Hogzilla the carcass did not quite measure up to Hogzilla the legend, made famous by a single, frequently e-mailed photograph, according to a documentary shown on the National Geographic Channel on Sunday night.
But to fans of the supposedly 3.66m-long, 454kg wild hog, shot on a South Georgia farm near the town of Alapaha last June, the important thing was that Hogzilla did exist.
They did not mind that a team of scientists who exhumed the carcass estimated that the pig was only about 2.44m-long and 363.2kg. "I was not at all disappointed," said Darlene Turner of Jernigan's Trustworthy Hardware in Alapaha, which does a brisk business in Hogzilla T-shirts. "I actually thought it was about nine foot [2.74m]."

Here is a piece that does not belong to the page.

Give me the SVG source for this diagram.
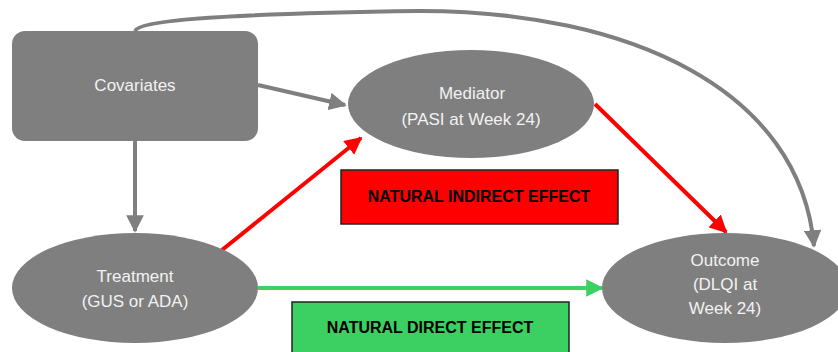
<svg xmlns="http://www.w3.org/2000/svg" width="838" height="352" viewBox="0 0 838 352">
<style>
.node{fill:#7f7f7f}
.nt{fill:#f2f2f2;font-family:"Liberation Sans",Arial,sans-serif;font-size:17px;text-anchor:middle}
.bt{fill:#000;font-family:"Liberation Sans",Arial,sans-serif;font-size:16px;font-weight:bold;text-anchor:middle}
.g{stroke:#7f7f7f;stroke-width:4;fill:none}
.r{stroke:#ff0000;stroke-width:4;fill:none}
.gr{stroke:#3ccf62;stroke-width:4;fill:none}
</style>
<defs>
<marker id="ag" viewBox="0 0 10 10" refX="9" refY="5" markerWidth="4.4" markerHeight="4.4" orient="auto" markerUnits="strokeWidth"><path d="M0,0 L10,5 L0,10 z" fill="#7f7f7f"/></marker>
<marker id="ar" viewBox="0 0 10 10" refX="9" refY="5" markerWidth="4.4" markerHeight="4.4" orient="auto" markerUnits="strokeWidth"><path d="M0,0 L10,5 L0,10 z" fill="#ff0000"/></marker>
<marker id="agr" viewBox="0 0 10 10" refX="9" refY="5" markerWidth="4.4" markerHeight="4.4" orient="auto" markerUnits="strokeWidth"><path d="M0,0 L10,5 L0,10 z" fill="#3ccf62"/></marker>
</defs>
<rect width="838" height="352" fill="#fff"/>
<g id="connectors">
<path class="g" d="M135,31 C138,22 200,14 420,11 C630,11 800,90 814,246" marker-end="url(#ag)"/>
<path class="g" d="M258,85 L345,105" marker-end="url(#ag)"/>
<path class="g" d="M135,141 L135,231" marker-end="url(#ag)"/>
<path class="r" d="M222,250 L361,138" marker-end="url(#ar)"/>
<path class="r" d="M595,104 L726,232" marker-end="url(#ar)"/>
<path class="gr" d="M258,288 L602,288" marker-end="url(#agr)"/>
</g>
<g id="covariates">
<rect class="node" x="12" y="31" width="246" height="110" rx="13"/>
<text class="nt" x="135" y="91">Covariates</text>
</g>
<g id="mediator">
<ellipse class="node" cx="471" cy="104" rx="123" ry="54"/>
<text class="nt" x="472" y="99">Mediator</text>
<text class="nt" x="471" y="125">(PASI at Week 24)</text>
</g>
<g id="treatment">
<ellipse class="node" cx="135" cy="288" rx="123" ry="55"/>
<text class="nt" x="135" y="282">Treatment</text>
<text class="nt" x="135" y="307">(GUS or ADA)</text>
</g>
<g id="outcome">
<ellipse class="node" cx="725" cy="288" rx="123" ry="55"/>
<text class="nt" x="725" y="266">Outcome</text>
<text class="nt" x="725" y="290">(DLQI at</text>
<text class="nt" x="725" y="314">Week 24)</text>
</g>
<g id="indirect">
<rect x="341" y="170" width="277" height="54" fill="#ff0000" stroke="#222" stroke-width="1.5"/>
<text class="bt" x="479" y="202">NATURAL INDIRECT EFFECT</text>
</g>
<g id="direct">
<rect x="292" y="302" width="277" height="52" fill="#3ccf62" stroke="#222" stroke-width="1.5"/>
<text class="bt" x="430" y="333">NATURAL DIRECT EFFECT</text>
</g>
</svg>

Last week, Ken Holyoak, on whose fish farm the hog was shot by an employee, Chris Griffin, had already laid the groundwork for a rebuttal to the show, saying that the hog would have shrunk after being buried for six months.
The scientists -- allowing for shrinkage -- measured the hog, analyzed its shape and even tested its DNA before concluding that it was a mix of wild boar and a domestic breed. Its tusks, measuring nearly 83.82cm together, set a North American Safari Club International record.
The biggest wild boars and feral pigs are generally about 227kg. Pen-raised hogs can exceed 454kg. John Mayer, an expert on wild pigs and one of the scientists in the documentary, said in an interview that he believed Hogzilla had to have been pen-raised.